The Growing Rise of Enterprise AI
In 2023 we believe we will continue to see the Rise of AI in the enterprise. Too cliche for you? Before you skip ahead to the next prediction, consider the long and relatively stable growth AI has had over the past 65 years. Yes, AI has been around for around 65 years, which may surprise many of you. The first use of AI was in the mid-50s and was based on the framework, “Computing Machinery and Intelligence” written in 1950 by mathematician and computer scientist Alan Turing. Many believe the start of AI can be traced back to 1955 when The Logic Theorist project, designed to mimic the problem solving skills of the human mind, launched with funding from the RAND Corporation. For the next several decades, AI was mostly reserved for applications in specialty labs funded by government or private research firms due to cost. That changed in the mid-2000s when GPUs started being used for applications requiring complex, simultaneous processing in an enterprise IT environment. Then, in 2009 two researchers at Stanford University published a paper about the technological gains in machine learning applications using GPUs. Over time, GPUs have been adopted for massively parallel processing of complex computations across demanding operations within the workloads of artificial intelligence, machine learning, and technical computation.

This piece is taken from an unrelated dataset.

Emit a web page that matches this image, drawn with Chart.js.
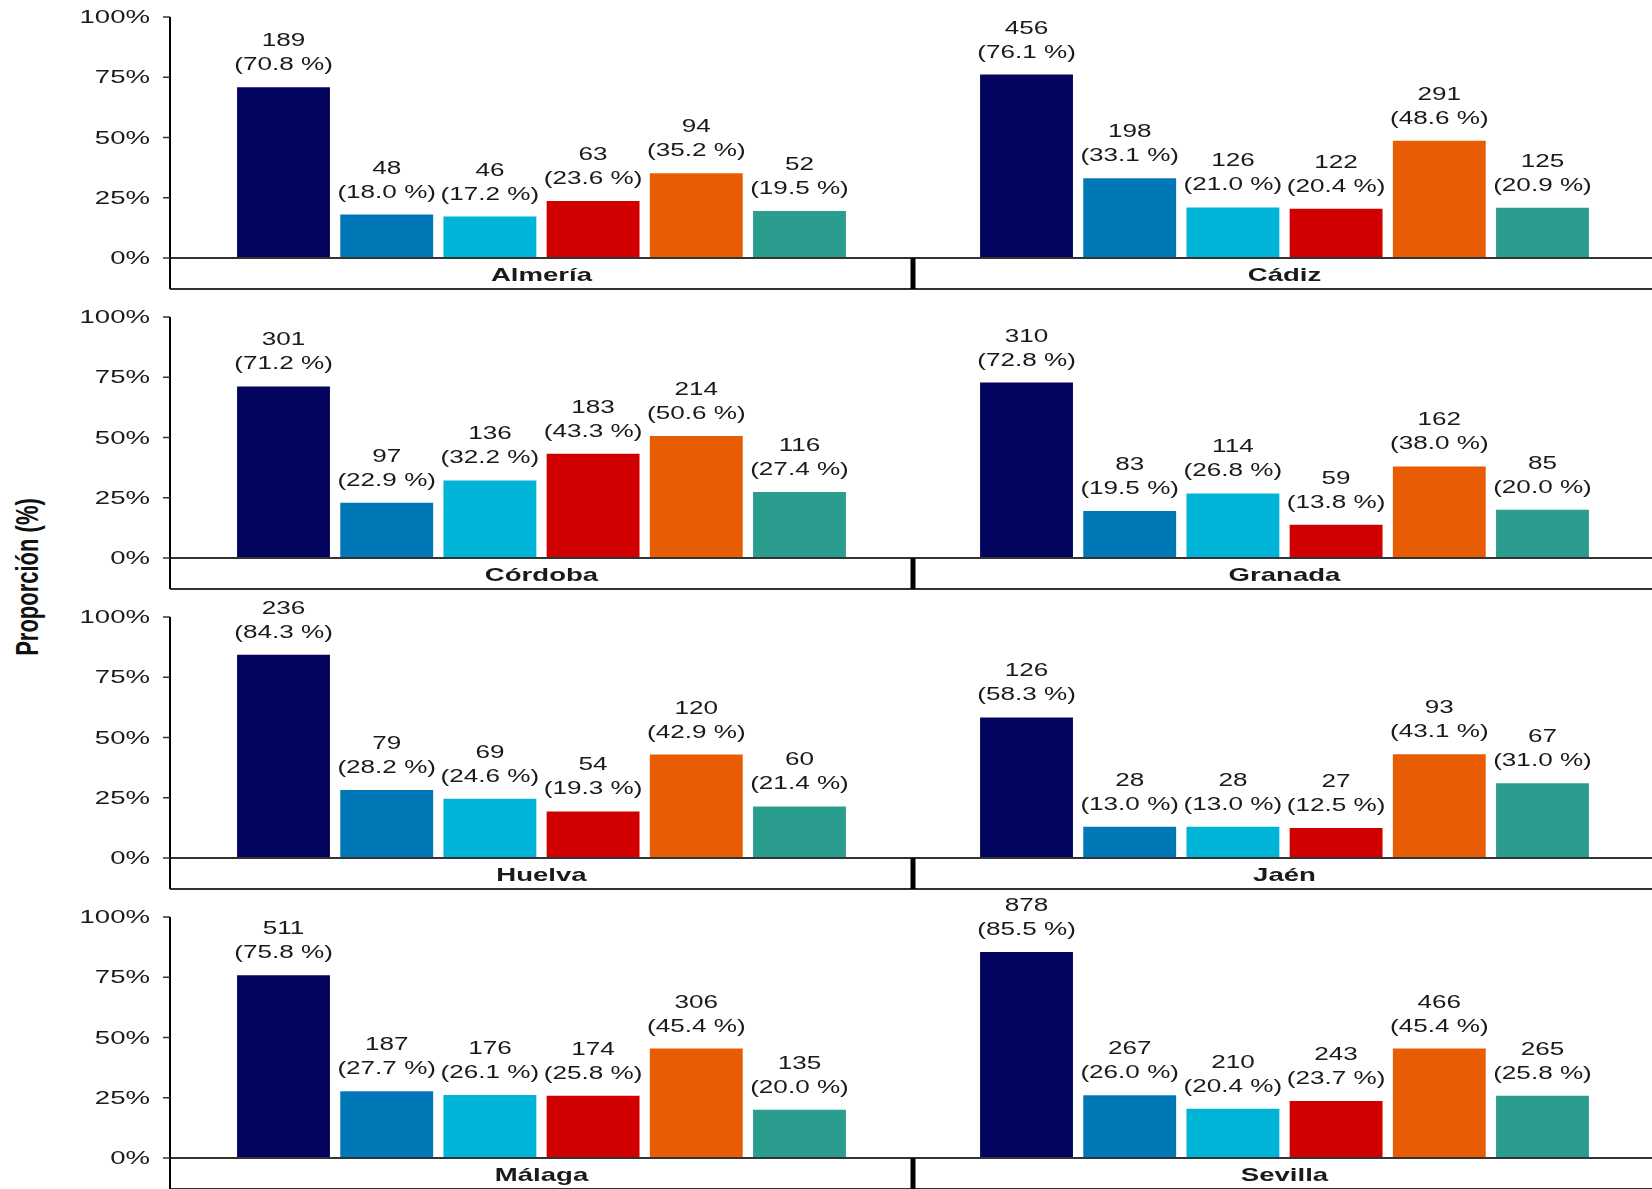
<!DOCTYPE html>
<html>
<head>
<meta charset="utf-8">
<script src="https://cdn.jsdelivr.net/npm/chart.js@4.4.1/dist/chart.umd.min.js"></script>
<style>
  html, body { margin: 0; padding: 0; background: #fff; }
  body { position: relative; width: 1652px; height: 1189px; overflow: hidden; }
  canvas { position: absolute; }
  #ytitle {
    position: absolute; left: 28px; top: 577px; white-space: nowrap;
    font: bold 22px "Liberation Sans", Arial, sans-serif; color: #111;
    transform: translate(-50%, -50%) scaleX(1.45) rotate(-90deg);
  }
</style>
</head>
<body>
<div id="ytitle">Proporción (%)</div>
<script>
// facets, in reading order (left column, right column)
const provinces = ["Almería", "Cádiz", "Córdoba", "Granada", "Huelva", "Jaén", "Málaga", "Sevilla"];
// six bars per province
const barSlots = [1, 2, 3, 4, 5, 6];
const counts = [
    [189, 48, 46, 63, 94, 52],
    [456, 198, 126, 122, 291, 125],
    [301, 97, 136, 183, 214, 116],
    [310, 83, 114, 59, 162, 85],
    [236, 79, 69, 54, 120, 60],
    [126, 28, 28, 27, 93, 67],
    [511, 187, 176, 174, 306, 135],
    [878, 267, 210, 243, 466, 265]
];
const percents = [
    [70.8, 18.0, 17.2, 23.6, 35.2, 19.5],
    [76.1, 33.1, 21.0, 20.4, 48.6, 20.9],
    [71.2, 22.9, 32.2, 43.3, 50.6, 27.4],
    [72.8, 19.5, 26.8, 13.8, 38.0, 20.0],
    [84.3, 28.2, 24.6, 19.3, 42.9, 21.4],
    [58.3, 13.0, 13.0, 12.5, 43.1, 31.0],
    [75.8, 27.7, 26.1, 25.8, 45.4, 20.0],
    [85.5, 26.0, 20.4, 23.7, 45.4, 25.8]
];
const yTicks = [0, 25, 50, 75, 100];
const barColors = ["#03045e", "#0077b6", "#00b4d8", "#d00000", "#e85d04", "#2a9d8f"];

const STRETCH = 1.45; // the picture is stretched sideways
const FONT = '"Liberation Sans", Arial, sans-serif';
const EXTRA_TOP = 40; // room above each panel so tall labels are not cut

function drawText(ctx, text, x, y, font, align, baseline) {
    ctx.save();
    ctx.translate(x, y);
    ctx.scale(STRETCH, 1);
    ctx.font = font;
    ctx.textAlign = align;
    ctx.textBaseline = baseline;
    ctx.fillStyle = "#1a1a1a";
    ctx.fillText(text, 0, 0);
    ctx.restore();
}

// axis, strip and bar labels for one facet
const panelPlugin = {
    id: "panel",
    afterDatasetsDraw(chart, args, opts) {
        const ctx = chart.ctx;
        const area = chart.chartArea;
        const yScale = chart.scales.y;
        const stripH = 31;

        // value labels above the bars
        const meta = chart.getDatasetMeta(0);
        meta.data.forEach((bar, i) => {
            drawText(ctx, String(counts[opts.idx][i]), bar.x, bar.y - 41, "18px " + FONT, "center", "alphabetic");
            drawText(ctx, "(" + percents[opts.idx][i].toFixed(1) + " %)", bar.x, bar.y - 17, "18px " + FONT, "center", "alphabetic");
        });

        // strip with the province name
        ctx.save();
        ctx.fillStyle = "#fff";
        ctx.fillRect(area.left, area.bottom, area.right - area.left, stripH);
        ctx.strokeStyle = "#333";
        ctx.lineWidth = 2;
        ctx.beginPath();
        ctx.moveTo(area.left, area.bottom);
        ctx.lineTo(area.right, area.bottom);
        ctx.moveTo(area.left, area.bottom + stripH);
        ctx.lineTo(area.right, area.bottom + stripH);
        ctx.stroke();
        ctx.strokeStyle = "#000";
        ctx.lineWidth = 3;
        ctx.beginPath();
        if (opts.left) {
            ctx.moveTo(area.right - 1, area.bottom);
            ctx.lineTo(area.right - 1, area.bottom + stripH);
        } else {
            ctx.moveTo(area.left + 1, area.bottom);
            ctx.lineTo(area.left + 1, area.bottom + stripH);
        }
        ctx.stroke();
        ctx.restore();
        drawText(ctx, provinces[opts.idx], (area.left + area.right) / 2, area.bottom + stripH / 2 + 2, "bold 19px " + FONT, "center", "middle");

        // y axis only on the left column
        if (opts.left) {
            ctx.save();
            ctx.strokeStyle = "#000";
            ctx.lineWidth = 2;
            ctx.beginPath();
            ctx.moveTo(area.left, area.top);
            ctx.lineTo(area.left, area.bottom + stripH);
            ctx.stroke();
            ctx.strokeStyle = "#333";
            ctx.lineWidth = 1.5;
            yTicks.forEach(v => {
                const py = yScale.getPixelForValue(v);
                ctx.beginPath();
                ctx.moveTo(area.left - 7, py);
                ctx.lineTo(area.left, py);
                ctx.stroke();
            });
            ctx.restore();
            yTicks.forEach(v => {
                const py = yScale.getPixelForValue(v);
                drawText(ctx, v + "%", area.left - 20, py + 1, "19px " + FONT, "right", "middle");
            });
        }
    }
};

provinces.forEach((name, idx) => {
    const left = idx % 2 === 0;
    const row = Math.floor(idx / 2);
    const canvas = document.createElement("canvas");
    canvas.width = left ? 913 : 743;
    canvas.height = 300 + EXTRA_TOP;
    canvas.style.left = (left ? 0 : 913) + "px";
    canvas.style.top = (row * 300 - EXTRA_TOP) + "px";
    document.body.appendChild(canvas);

    new Chart(canvas.getContext("2d"), {
        type: "bar",
        data: {
            datasets: [{
                data: barSlots.map((s, i) => ({ x: s, y: percents[idx][i] })),
                backgroundColor: barColors,
                borderWidth: 0,
                barPercentage: 0.9,
                categoryPercentage: 1
            }]
        },
        plugins: [panelPlugin],
        options: {
            responsive: false,
            animation: false,
            layout: { padding: { left: left ? 170 : 0, right: 0, top: 17 + EXTRA_TOP, bottom: 42 } },
            plugins: {
                legend: { display: false },
                tooltip: { enabled: false },
                panel: { idx, left }
            },
            scales: {
                x: { type: "linear", min: -0.1, max: 7.1, display: false, offset: false },
                y: { min: 0, max: 100, display: false }
            }
        }
    });
});
</script>
</body>
</html>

When looking at Gartner’s Top Strategic Technology Trends for 2023, AI and Adaptive AI are two of the main highlights. With regards to AI, we certainly will see an expansion of the use cases of AI trust, risk, detection, security, and beyond. But it is the emergence of Adaptive AI that will potentially have market changing implications for many organizations adopting it. What is Adaptive AI? According to Gartner, “Adaptive AI systems support a decision-making framework centered around making faster decisions while remaining flexible to adjust as issues arise. These systems aim to continuously learn based on new data at runtime to adapt more quickly to changes in real-world circumstances. The AI engineering framework can help orchestrate and optimize applications to adapt to, resist or absorb disruptions, facilitating the management of adaptive systems.” While traditional AI training models were honed for model accuracy by the AI team, adaptive AI is a constantly evolving training model that uses real-time feedback continuously in order to retrain models and learn based on new real-time data.
Moreover, with the greater availability and accessibility of GPU technology we believe we will see AI rise in adoption across the enterprise in 2023. One data point signaling growth in the GPU space is Oracle’s 2022 announcement of its plans to add tens of thousands more Nvidia GPUs, including A100 and the upcoming H100, to OCI.
Unleashing the power of GPUs in the enterprise is like unlocking supercomputing capabilities that were only found in national labs and high-end academic research facilities. The challenge many face with this kind of unbridled power is not only having the capacity to feed the GPU data, but also the data pipeline to support it. For about a decade or so we have been using the term “data lake” to define a central location for a variety of applications to access data more efficiently and without having to create multiple copies of the same data for the purposes of extracting value. While data lakes have proven to be quite useful for general file and workloads not impacted by latency, the GPU appetite for data may certainly exceed the amount of data that is available from a data lake and the typical protocol stack for the AI workloads of the future. Studies have shown GPUs may be left idle for up to 70% of the time due to an inability to deliver data to the cores. In order to take full advantage of GPU power, the volume and velocity of data available to the AI engines will require a data delivery platform to keep these GPUs active and busy, which would potentially provide continuous analytics for organizations.
The Emergence of the Data Ocean
This leads to the next prediction for 2023: the expansion of the data lake to the data ocean. Not simply a larger expanse to retain data, a data ocean also supports the “floodgates” to deliver data through an information data pipeline to the ever hungry cores of the GPUs. While this may be a slower growth area than the rise of enterprise AI, the evolution to the enterprise data ocean will inevitably follow given the emergence of Adaptive AI.
In closing, while we used “data is growing in 2023” in a tongue-in-cheek way to set up these predictions, the truth behind that statement is far more complex. The game changer for 2023 will not be the sheer quantity of enterprise data available, but the quality of insights that can be mined from all that data. Adaptive AI and the business outcomes enterprises seek will help shape the future for many years to come. However, in order for AI to fuel progress, we must first ensure the AI engines of the world are fed by data pipelines running at an optimal velocity to keep the GPU cores busy without wasting valuable compute cycles in the process. Solving that challenge is where the data ocean will prove to be valuable.